Paul Huffman stands next to a projection of his Pulitzer Award-winning photo of the Midway twin funnels.

Paul Huffman stands next to a projection of his Pulitzer Award-winning photo of the Midway twin funnels.

Paul and his wife were traveling north on US 33 shortly after 6:00 p.m. on April 11, 1965, when they spotted the tornado moving in from the southwest. Stopping the car, Paul grabbed his camera and snapped a series of six dramatic photographs as the tornado morphed from a narrow funnel into the two-legged monster that devastated the hapless trailer court, then moved off to the northeast in a cloak of rain.

How fast was the tornado moving, I wanted to know. Fast, Paul said. Probably seventy miles an hour. How close was he, someone else asked. Around a quarter-mile. Were he and his wife at all close to the debris? An ironic smile. Yes, his wife replied, the two of them experienced some debris falling around them. Would a flattened automobile qualify?

Paul Huffman speaks at the 2008 memorial observation of the 1965 Palm Sunday Tornadoes.

Paul Huffman speaks at the 2008 memorial observance of the 1965 Palm Sunday Tornadoes.

One powerful moment occurred after the event had officially ended and people were milling around the tables full of memorabilia. My friend Pat was showing me a photo Paul had taken during rescue operations at the trailer court. In the photo was a young Pat, laying on a stretcher. Over her hovered her husband, Bill. To the right stood a fireman.

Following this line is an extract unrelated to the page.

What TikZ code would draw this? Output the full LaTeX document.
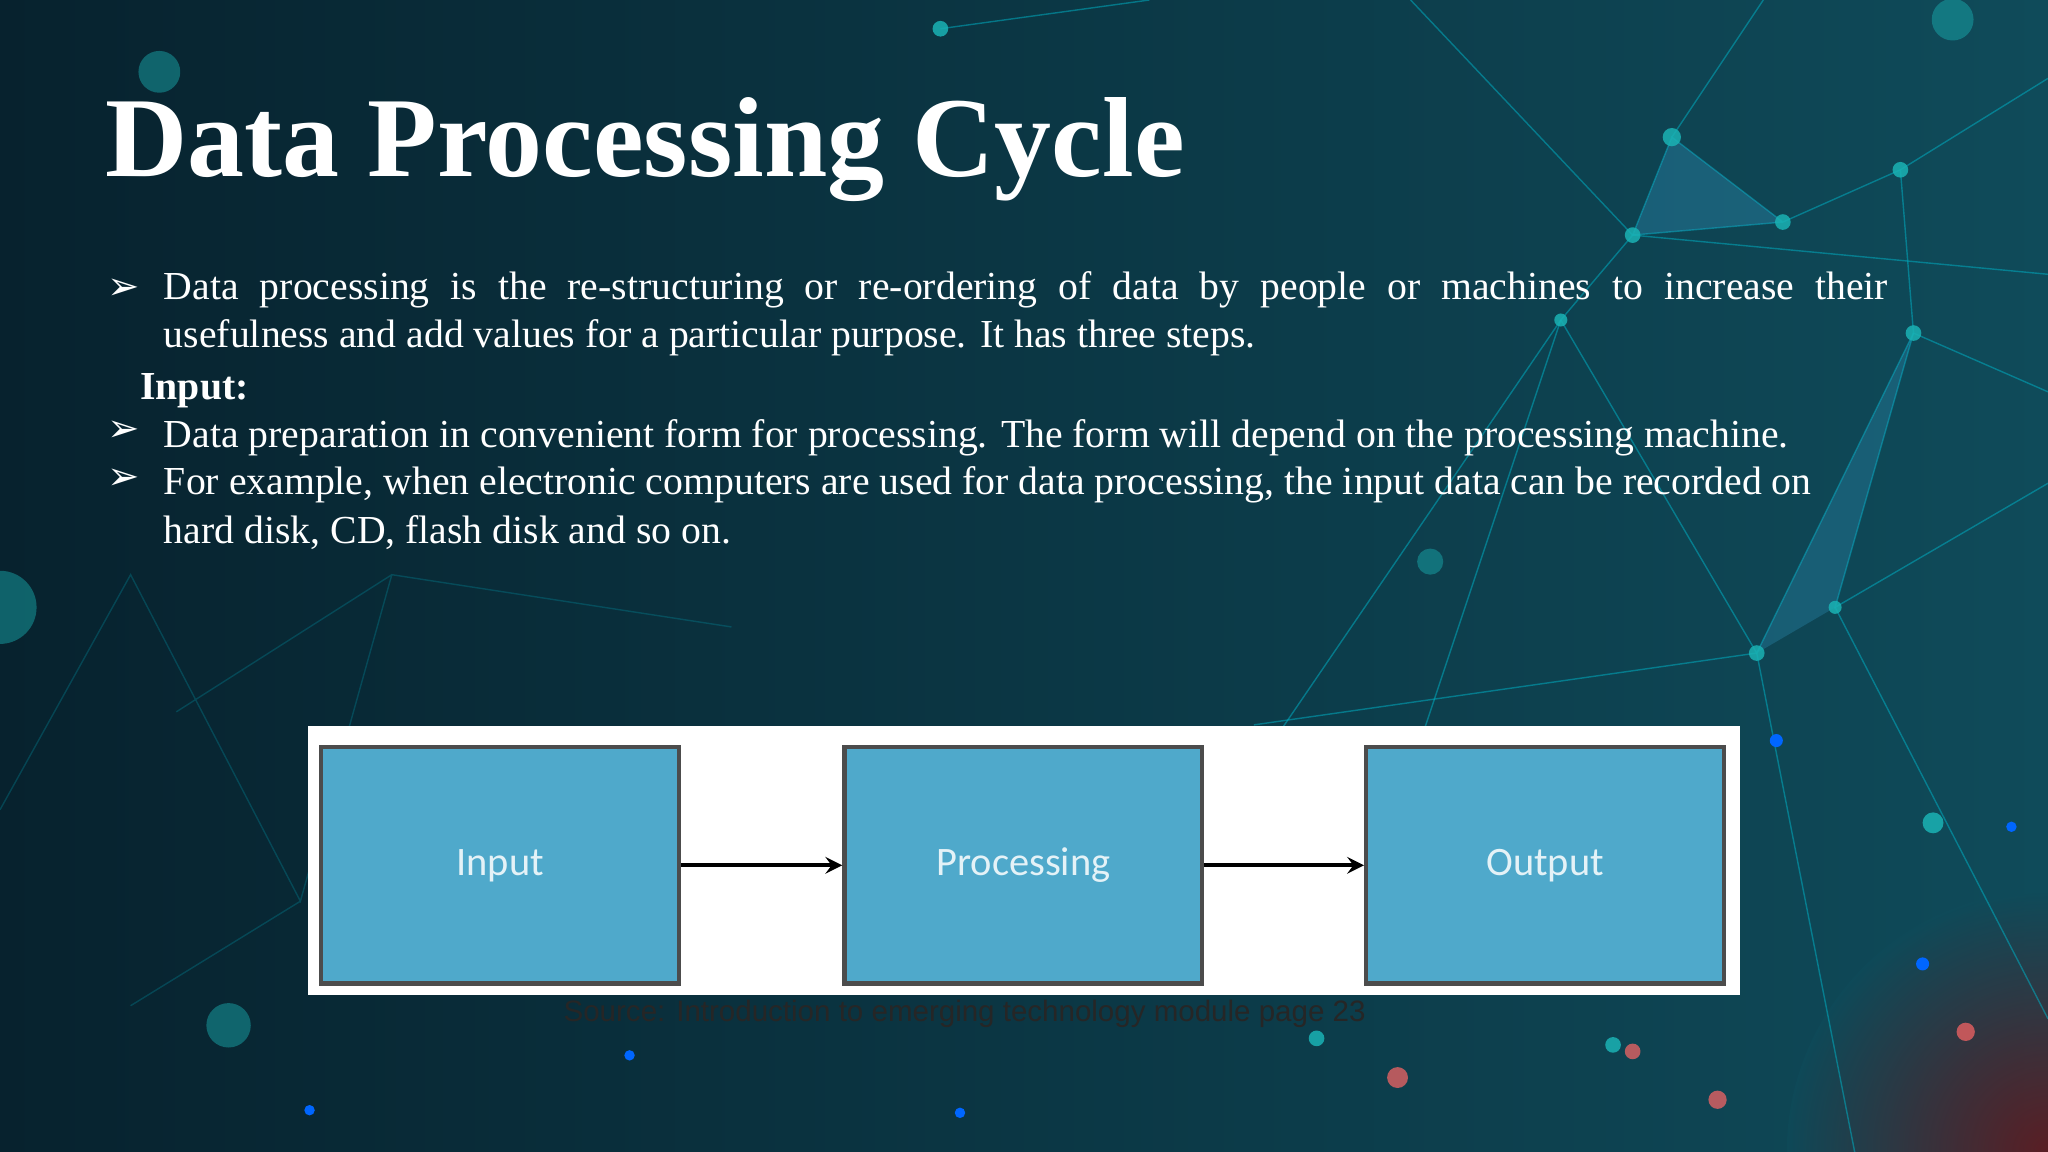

As we looked at the photo, an elderly gentleman standing nearby named Dwight Kime said, “That fireman was my brother-in-law.” Dwight himself had been one of the rescue workers. As it turned out, he was the one who found Pat and Bill’s baby, Chris, amid the rubble–one of the youngest of the ten fatalities in the trailer court. Dwight was visibly moved as he came to understand that Pat had been the child’s mother. It has been forty-four years since that terrible evening, but the memories–and the hidden sadness–never fade. I am glad that Pat’s little boy was found and cared for in death by such a tenderhearted man as Dwight Kime. And I am just as glad that, after all these years, he and Pat got to meet and talk at last. That is God’s grace.